A further example of women’s fight to be accepted by the medical society of Edinburgh can be seen in the minute book of the Medico-Chirurgical Society of Edinburgh (GD3). In 1892, Grace Cadell wrote to the Society requesting a form for membership. This appears to have prompted something of an urgent discussion amongst the members, and Grace soon received a letter informing her that “the Society has passed a law asserting that its membership shall be confined to Medical Practitioners of the male sex”.
 
[GD3/2/3]
 Although the number of women studying medicine had been growing steadily over the next thirty years, it was the outbreak of WWI in July 1914 that brought about a dramatic increase in the number of female students. Even with 373 female students studying in 1918/9, there was still no provision for the full instruction of women – mixed classes on medical wards began in 1927, but it wasn’t until 1933 that they were allowed access on surgical wards.
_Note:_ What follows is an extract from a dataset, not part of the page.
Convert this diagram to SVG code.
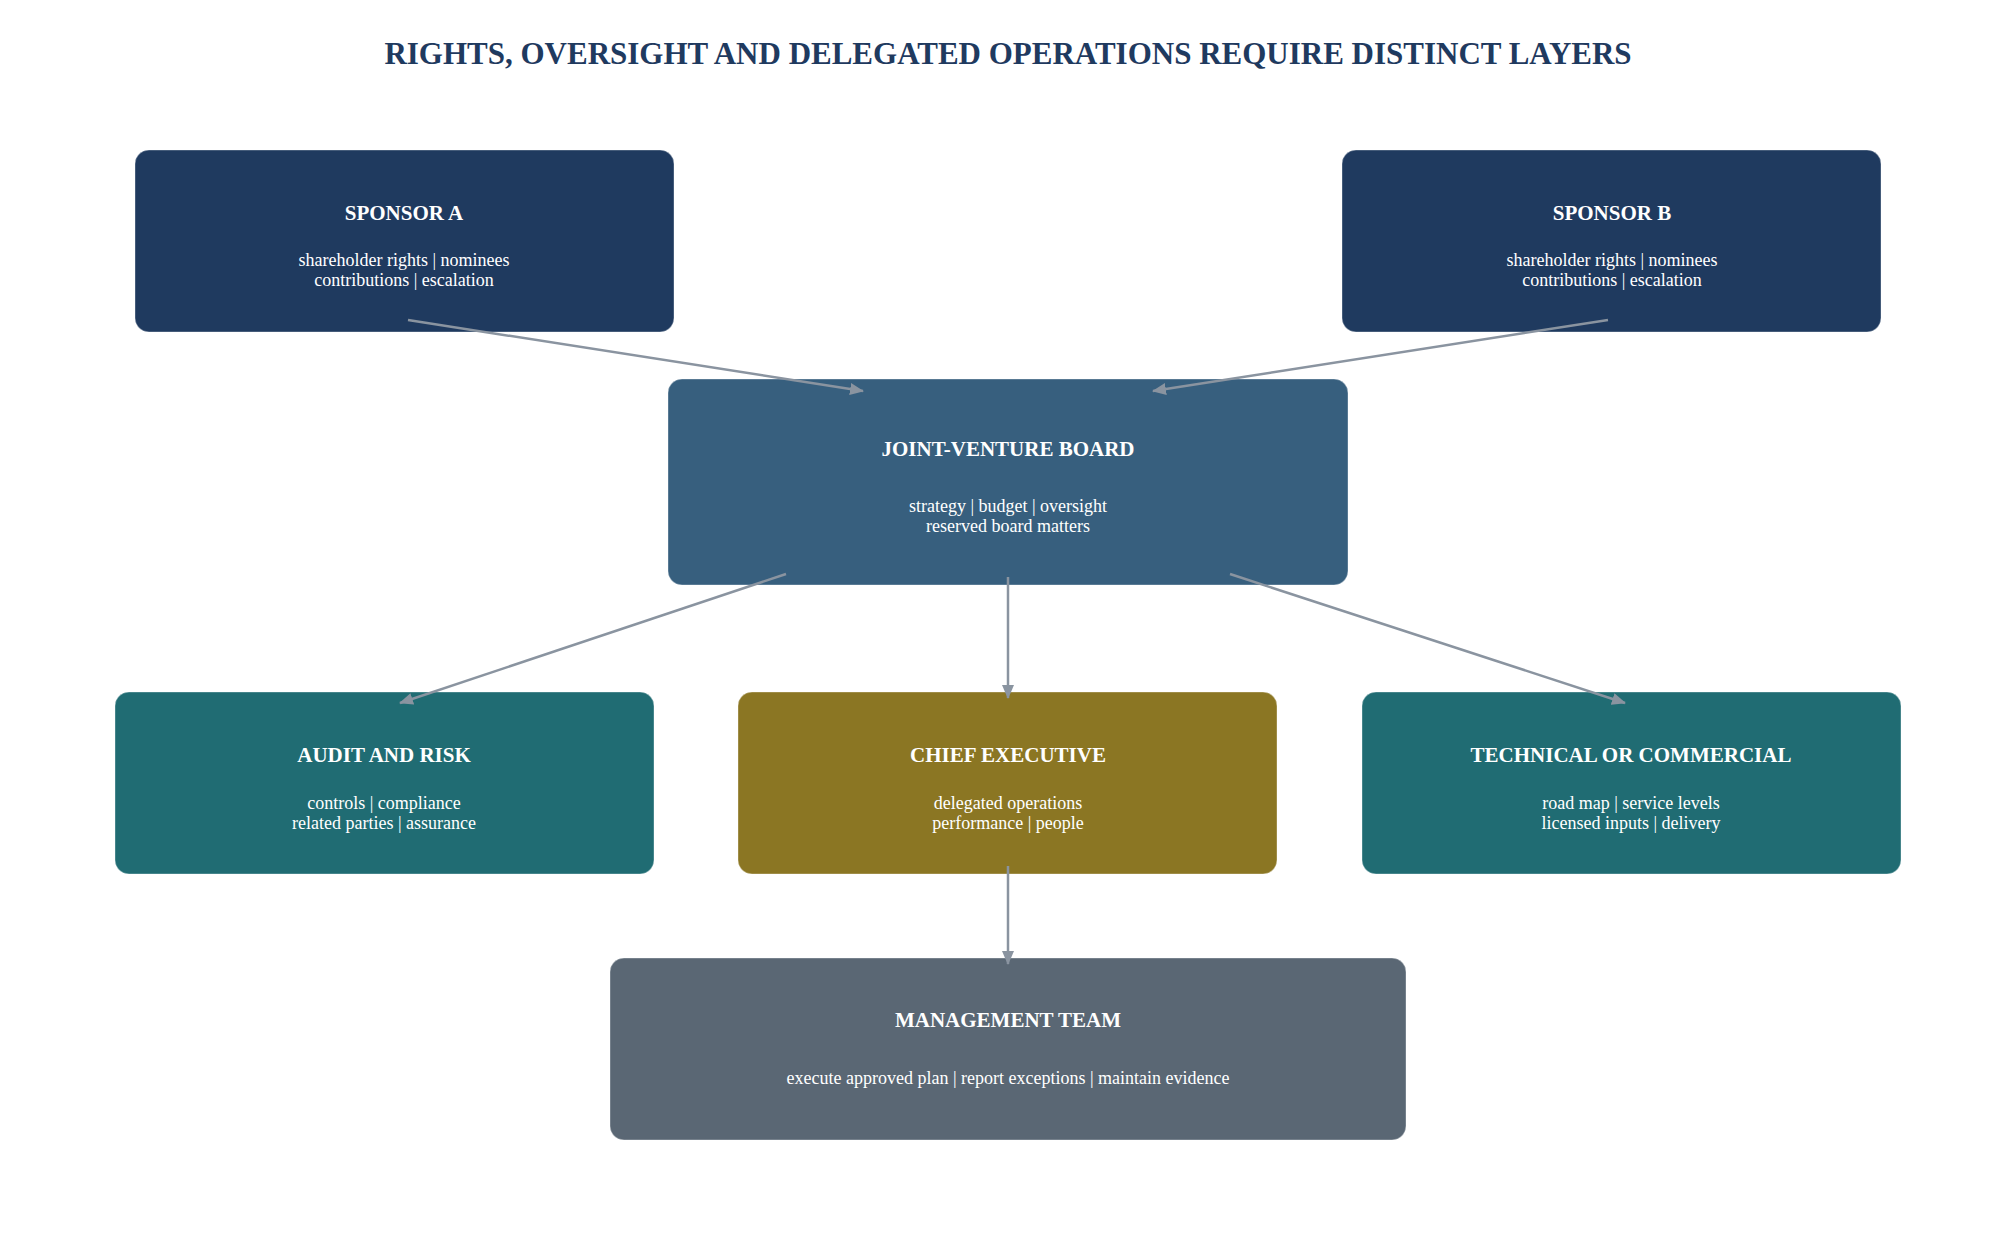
<svg xmlns="http://www.w3.org/2000/svg" width="2016" height="1242" viewBox="0 0 2016 1242">
<defs>
<style>
text{font-family:"Liberation Serif","Times New Roman",serif;fill:#ffffff;text-anchor:middle}
.title{font-size:31px;font-weight:bold;fill:#1f3a5f}
.h{font-size:21px;font-weight:bold}
.s{font-size:18px}
.box{stroke:#ffffff;stroke-opacity:0.35;stroke-width:1}
.edge{stroke:#8a94a0;stroke-width:2.5;fill:none;marker-end:url(#arr)}
</style>
<marker id="arr" markerUnits="userSpaceOnUse" markerWidth="14" markerHeight="12" refX="13" refY="6" orient="auto">
<path d="M0,0 L14,6 L0,12 Z" fill="#8a94a0"/>
</marker>
</defs>
<rect width="2016" height="1242" fill="#ffffff"/>
<text class="title" x="1008" y="64">RIGHTS, OVERSIGHT AND DELEGATED OPERATIONS REQUIRE DISTINCT LAYERS</text>

<g id="sponsor-a">
<rect class="box" x="135" y="150" width="539" height="182" rx="14" fill="#1f3a5f"/>
<text class="h" x="404" y="220">SPONSOR A</text>
<text class="s" x="404" y="266">shareholder rights | nominees</text>
<text class="s" x="404" y="286">contributions | escalation</text>
</g>

<g id="sponsor-b">
<rect class="box" x="1342" y="150" width="539" height="182" rx="14" fill="#1f3a5f"/>
<text class="h" x="1612" y="220">SPONSOR B</text>
<text class="s" x="1612" y="266">shareholder rights | nominees</text>
<text class="s" x="1612" y="286">contributions | escalation</text>
</g>

<g id="jv-board">
<rect class="box" x="668" y="379" width="680" height="206" rx="14" fill="#375f7e"/>
<text class="h" x="1008" y="456">JOINT-VENTURE BOARD</text>
<text class="s" x="1008" y="512">strategy | budget | oversight</text>
<text class="s" x="1008" y="532">reserved board matters</text>
</g>

<g id="audit-risk">
<rect class="box" x="115" y="692" width="539" height="182" rx="14" fill="#206c73"/>
<text class="h" x="384" y="762">AUDIT AND RISK</text>
<text class="s" x="384" y="809">controls | compliance</text>
<text class="s" x="384" y="829">related parties | assurance</text>
</g>

<g id="chief-executive">
<rect class="box" x="738" y="692" width="539" height="182" rx="14" fill="#8b7623"/>
<text class="h" x="1008" y="762">CHIEF EXECUTIVE</text>
<text class="s" x="1008" y="809">delegated operations</text>
<text class="s" x="1008" y="829">performance | people</text>
</g>

<g id="technical-commercial">
<rect class="box" x="1362" y="692" width="539" height="182" rx="14" fill="#206c73"/>
<text class="h" x="1631" y="762">TECHNICAL OR COMMERCIAL</text>
<text class="s" x="1631" y="809">road map | service levels</text>
<text class="s" x="1631" y="829">licensed inputs | delivery</text>
</g>

<g id="management-team">
<rect class="box" x="610" y="958" width="796" height="182" rx="14" fill="#5a6774"/>
<text class="h" x="1008" y="1027">MANAGEMENT TEAM</text>
<text class="s" x="1008" y="1084">execute approved plan | report exceptions | maintain evidence</text>
</g>

<g id="connectors">
<line class="edge" x1="408" y1="320" x2="863" y2="391"/>
<line class="edge" x1="1608" y1="320" x2="1153" y2="391"/>
<line class="edge" x1="786" y1="574" x2="400" y2="703"/>
<line class="edge" x1="1008" y1="577" x2="1008" y2="698"/>
<line class="edge" x1="1230" y1="574" x2="1625" y2="703"/>
<line class="edge" x1="1008" y1="866" x2="1008" y2="964"/>
</g>
</svg>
The barriers to the education of women weren’t always as regulatory, though. Women were granted the right to apply for residency placements (working as an appointed House Officer in a hospital) in the 1920s, but were not permitted to live in the Residency itself until the late 1940s. As the residency rules show, this was an environment very much geared towards its male inhabitants. I wonder how easily a woman would have fitted in with this bunch…
 
Rules of the Residency [LHB1/114/2]
The fight to be fully accepted in the medical community continued well into the 1950s. Both the Bruntsfield Hospital and the Elsie Inglis Memorial Maternity Hospital (EIMH) were closely associated with the idea of providing practical medical experience to young female doctors. Indeed, Bruntsfield Hospital took its name from Bruntsfield Lodge, Sophia Jex-Blake’s former home. In 1957, the resignation of a consultant physician at Deaconess and Longmore Hospital prompted the Regional Health Board to reconsider staffing arrangements across the Lothian area. A suggestion was put forward that a locum physician could work between EIMH, Bruntsfield Hospital & Deaconess Hospital – which could result in a male doctor working in the two women’s hospitals. This proposal was met with some anger. As Gertrude Herzfeld pointed out at a Board meeting on 9th November, “if a woman was not appointed, there would be no woman consultant physician in the Edinburgh Area to whom woman patients could be referred and there was a definite demand for the services of a woman consultant physician in the area”.
 
[LHB9/1/9]
Others argued that allowing a man to take over such a role would “contravene, certainly the spirit, n and probably the terms of the trusts upon which these great hospitals were founded”, and Arthur Woodburn, MP for East Stirlingshire, suggested that “part of this trouble lies in the resistance of the male members of the medical profession to the entrance of female consultants into the higher grades of the profession”.

Instrumental in the campaign against this appointment was Helen Miller Lowe. Lowe was one of the first female chartered accountants in Scotland, and had a lifelong interest in the medical profession, acting as treasurer of both EIMH and Bruntsfield Hospital when they were transferred to the NHS. The GD34 collection contains correspondence, campaign papers, press cuttings and reports relating to the campaign she spearheaded. This garnered support from those both near to home and further afield (with some encouragement coming from a familiar name!)
 
[GD34/1/4]
 
The campaign was a successful one, with the RHB capitulating in Feb 1958 and agreeing that all of the vacant posts at the Brunts & EIMH be retained for women only.
 
[LHB9/1/10]
 When considered in light of the history of the medical education, it seems no small feat that 60% of the current medical student intake are female. The collections that LHSA hold illuminate a small part of the fight for women’s place in medicine, and we’re pleased to be able to show them to a wider audience.